Yes, I agree that we have way too many armchair warriors.
My point is that I can never endorse conscription, even if it's applied uniformly (men, women, college or high school dropouts, scientists or bricklayers). It makes slaves out of men, and hides the costs of a war.
World War II _may_ have been justified, in terms of U.S. involvement on both fronts. (Arguably the Japanese were responding to U.S. interference in the Far East, interference in their very Bush-like consolidation of oil supplies for an expanding industrial economy.)
In any case, no later U.S. war or "police action" was justified. Not Korea, not Lebanon, not Grenada, not Panama, not Gulf 1, not Somalia, not Serbia (*), not Gulf 2.
* Jeez, let's just look at Serbia for a moment. Here's a region famous for giving us the term "balkanization." And a region which has been fighting with other parts of itself for several thousand years, mainly because it's a crossroads of several migration paths, a region of high mountain valleys which isolate from each other, and a zone of collision between Romans, Vandals and Germanic tribes, Mongols, Ottomans, Christers, Muslims. So, Tito dies and the patched-together Yugoslavia begins to fall apart. Faked propaganda (like the skinny men behind the barbed wire, photos rebroadcast over and over again) is spread. Does Europe, which is what Yugoslavia is part of, go in? No. So the United States fights the war and bombs Belgrade. 4000 miles away from the U.S. and Europe kicks back and watches tens of billions get spent by the U.S.

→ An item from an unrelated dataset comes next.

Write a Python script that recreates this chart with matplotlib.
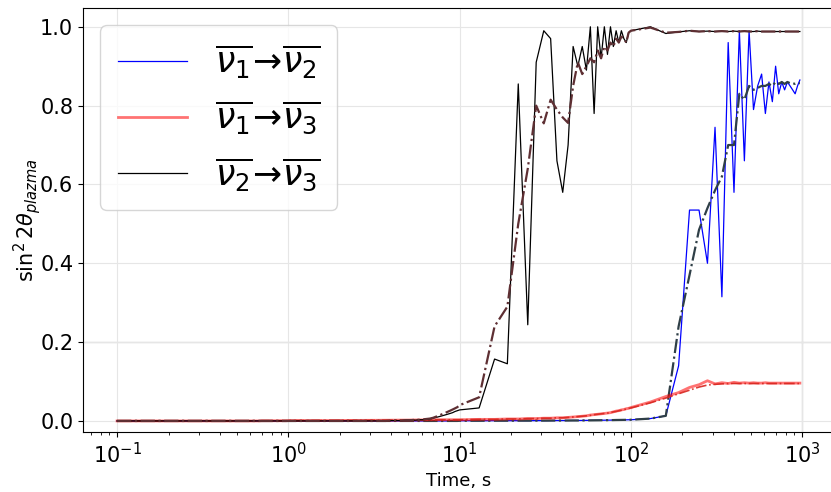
import matplotlib.pyplot as plt

# time grid: 30 samples per decade, 1.0, 1.3, ... 9.7 times the decade start
decade_steps = [1.0, 1.3, 1.6, 1.9, 2.2, 2.5, 2.8, 3.1, 3.4, 3.7,
                4.0, 4.3, 4.6, 4.9, 5.2, 5.5, 5.8, 6.1, 6.4, 6.7,
                7.0, 7.3, 7.6, 7.9, 8.2, 8.5, 8.8, 9.1, 9.4, 9.7]
decade_starts = [0.1, 1.0, 10.0, 100.0]
time_s = [round(d * s, 4) for d in decade_starts for s in decade_steps]

zeros30 = [0.0] * 30

# nu1 -> nu2
nu12 = (zeros30 + zeros30 +
        [0.0005, 0.0005, 0.0006, 0.0006, 0.0007, 0.0007, 0.0008, 0.0008, 0.0009, 0.001,
         0.001, 0.0011, 0.0012, 0.0012, 0.0013, 0.0014, 0.0015, 0.0016, 0.0017, 0.0018,
         0.0019, 0.002, 0.0021, 0.0022, 0.0024, 0.0025, 0.0026, 0.0027, 0.0028, 0.003] +
        [0.003, 0.006, 0.013, 0.14, 0.535, 0.535, 0.40, 0.745, 0.315, 0.96,
         0.58, 0.99, 0.66, 0.99, 0.79, 0.85, 0.88, 0.78, 0.86, 0.81,
         0.90, 0.83, 0.86, 0.84, 0.86, 0.85, 0.84, 0.83, 0.85, 0.865])
nu12_mean = (zeros30 + zeros30 +
             [0.0005, 0.0005, 0.0006, 0.0006, 0.0007, 0.0007, 0.0008, 0.0008, 0.0009, 0.001,
              0.001, 0.0011, 0.0012, 0.0012, 0.0013, 0.0014, 0.0015, 0.0016, 0.0017, 0.0018,
              0.0019, 0.002, 0.0021, 0.0022, 0.0024, 0.0025, 0.0026, 0.0027, 0.0028, 0.003] +
             [0.003, 0.006, 0.013, 0.24, 0.37, 0.485, 0.54, 0.585, 0.62, 0.70,
              0.70, 0.83, 0.815, 0.85, 0.84, 0.845, 0.85, 0.85, 0.855, 0.85,
              0.86, 0.855, 0.86, 0.855, 0.86, 0.857, 0.857, 0.855, 0.857, 0.857])

# nu1 -> nu3
nu13 = ([0.0] * 20 + [0.0005] * 10 +
        [0.001, 0.001, 0.001, 0.0012, 0.0013, 0.0014, 0.0015, 0.0016, 0.0017, 0.0018,
         0.0019, 0.002, 0.0021, 0.0022, 0.0023, 0.0024, 0.0025, 0.0026, 0.0027, 0.0028,
         0.0029, 0.003, 0.003, 0.003, 0.003, 0.003, 0.003, 0.003, 0.003, 0.003] +
        [0.003, 0.004, 0.004, 0.005, 0.005, 0.006, 0.006, 0.007, 0.007, 0.008,
         0.008, 0.009, 0.010, 0.011, 0.012, 0.013, 0.015, 0.016, 0.017, 0.018,
         0.019, 0.020, 0.021, 0.023, 0.025, 0.026, 0.028, 0.029, 0.031, 0.032] +
        [0.034, 0.048, 0.062, 0.072, 0.085, 0.092, 0.102, 0.094, 0.097, 0.095,
         0.098, 0.096, 0.097, 0.096, 0.097, 0.096, 0.096, 0.097, 0.096, 0.096,
         0.096, 0.096, 0.096, 0.096, 0.096, 0.096, 0.096, 0.096, 0.096, 0.096])
nu13_mean = ([0.0] * 20 + [0.0005] * 10 +
             [0.001, 0.001, 0.001, 0.0012, 0.0013, 0.0014, 0.0015, 0.0016, 0.0017, 0.0018,
              0.0019, 0.002, 0.0021, 0.0022, 0.0023, 0.0024, 0.0025, 0.0026, 0.0027, 0.0028,
              0.0029, 0.003, 0.003, 0.003, 0.003, 0.003, 0.003, 0.003, 0.003, 0.003] +
             [0.003, 0.004, 0.004, 0.005, 0.005, 0.006, 0.006, 0.007, 0.007, 0.008,
              0.008, 0.009, 0.010, 0.011, 0.012, 0.013, 0.014, 0.016, 0.017, 0.018,
              0.019, 0.020, 0.021, 0.023, 0.024, 0.026, 0.027, 0.029, 0.030, 0.032] +
             [0.033, 0.046, 0.058, 0.069, 0.078, 0.086, 0.091, 0.093, 0.094, 0.095,
              0.095, 0.095, 0.095, 0.095, 0.095, 0.095, 0.095, 0.095, 0.095, 0.095,
              0.095, 0.095, 0.095, 0.095, 0.095, 0.095, 0.095, 0.095, 0.095, 0.095])

# nu2 -> nu3
nu23 = (zeros30 +
        [0.0, 0.0, 0.0, 0.0, 0.0, 0.0, 0.0, 0.0, 0.0, 0.0,
         0.001, 0.001, 0.001, 0.002, 0.002, 0.002, 0.003, 0.003, 0.004, 0.005,
         0.007, 0.009, 0.011, 0.013, 0.015, 0.017, 0.019, 0.021, 0.024, 0.026] +
        [0.028, 0.033, 0.157, 0.145, 0.855, 0.244, 0.91, 0.99, 0.97, 0.66,
         0.58, 0.70, 0.95, 0.90, 0.95, 0.89, 1.0, 0.78, 1.0, 0.92,
         1.0, 0.93, 1.0, 0.95, 0.99, 0.96, 0.99, 0.97, 0.96, 0.985] +
        [0.99, 1.0, 0.983, 0.987, 0.99, 0.988, 0.989, 0.988, 0.989, 0.988,
         0.989, 0.988, 0.989, 0.988, 0.988, 0.989, 0.988, 0.988, 0.988, 0.988,
         0.988, 0.988, 0.988, 0.988, 0.988, 0.988, 0.988, 0.988, 0.988, 0.988])
nu23_mean = (zeros30 +
             [0.0, 0.0, 0.0, 0.0, 0.0, 0.0, 0.0, 0.0, 0.0, 0.0,
              0.001, 0.001, 0.001, 0.002, 0.002, 0.003, 0.003, 0.004, 0.005, 0.006,
              0.008, 0.011, 0.014, 0.017, 0.02, 0.023, 0.026, 0.029, 0.032, 0.035] +
             [0.04, 0.06, 0.24, 0.29, 0.50, 0.64, 0.80, 0.755, 0.815, 0.79,
              0.77, 0.756, 0.85, 0.91, 0.88, 0.90, 0.92, 0.91, 0.94, 0.92,
              0.95, 0.94, 0.96, 0.95, 0.97, 0.96, 0.975, 0.97, 0.96, 0.985] +
             [0.99, 0.998, 0.985, 0.987, 0.99, 0.988, 0.989, 0.988, 0.989, 0.988,
              0.989, 0.988, 0.989, 0.988, 0.988, 0.989, 0.988, 0.988, 0.988, 0.988,
              0.988, 0.988, 0.988, 0.988, 0.988, 0.988, 0.988, 0.988, 0.988, 0.988])

labels = [r'$\overline{\nu_1}\!\rightarrow\!\overline{\nu_2}$',
          r'$\overline{\nu_1}\!\rightarrow\!\overline{\nu_3}$',
          r'$\overline{\nu_2}\!\rightarrow\!\overline{\nu_3}$']

fig = plt.figure(figsize=(8.31, 4.92), dpi=100)
# the original screenshot is cropped on the right, so the axes run past the edge
ax = fig.add_axes([0.0999, 0.122, 0.9037, 0.862])

ax.plot(time_s, nu12, color='blue', lw=0.9, label=labels[0])
ax.plot(time_s, nu12_mean, color='#2f3f47', lw=1.6, ls='-.')
ax.plot(time_s, nu13, color='red', lw=2, alpha=0.55, label=labels[1])
ax.plot(time_s, nu13_mean, color='#d8261f', lw=1.2, ls='-.', alpha=0.9)
ax.plot(time_s, nu23, color='black', lw=0.9, label=labels[2])
ax.plot(time_s, nu23_mean, color='#5e2f33', lw=1.6, ls='-.')

ax.set_xscale('log')
ax.set_xlim(10 ** -1.199, 10 ** 3.186)
ax.set_ylim(-0.028, 1.048)
ax.grid(True, color='#e6e6e6', lw=0.8)
# two grid lines look darker in the original
ax.axhline(0.2, color='#bdbdbd', lw=0.9, zorder=0.5)
ax.axvline(1000, color='#bdbdbd', lw=0.9, zorder=0.5)
ax.set_xlabel('Time, s', fontsize=13)
ax.set_ylabel(r'$\sin^2 2\theta_{plazma}$', fontsize=15, labelpad=-2)
ax.tick_params(labelsize=15)
ax.legend(loc='upper left', fontsize=25, handlelength=2.0,
          labelspacing=0.55, borderpad=0.5)

fig.savefig('out.png')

And the real hoot is that we backed the wrong side! We supported the Muslim warriors from Albania against the Western-oriented Serbs. And the Croatians, Kosovars, and others all used the ongoing war to get back at their historical enemies.
A train wreck which we should have stayed well away from.
Isolationism--political/military, not trade-wise--needs to make a comeback. This is why I hope for a train wreck, a clusterfsck. The deaths of a few thousand gullible soldiers is not something I wish, but perhaps their deaths will be useful in getting America back to the business of liberty and economic freedom and away from being the modern Roman Empire.
To make an omelette takes breaking some eggs.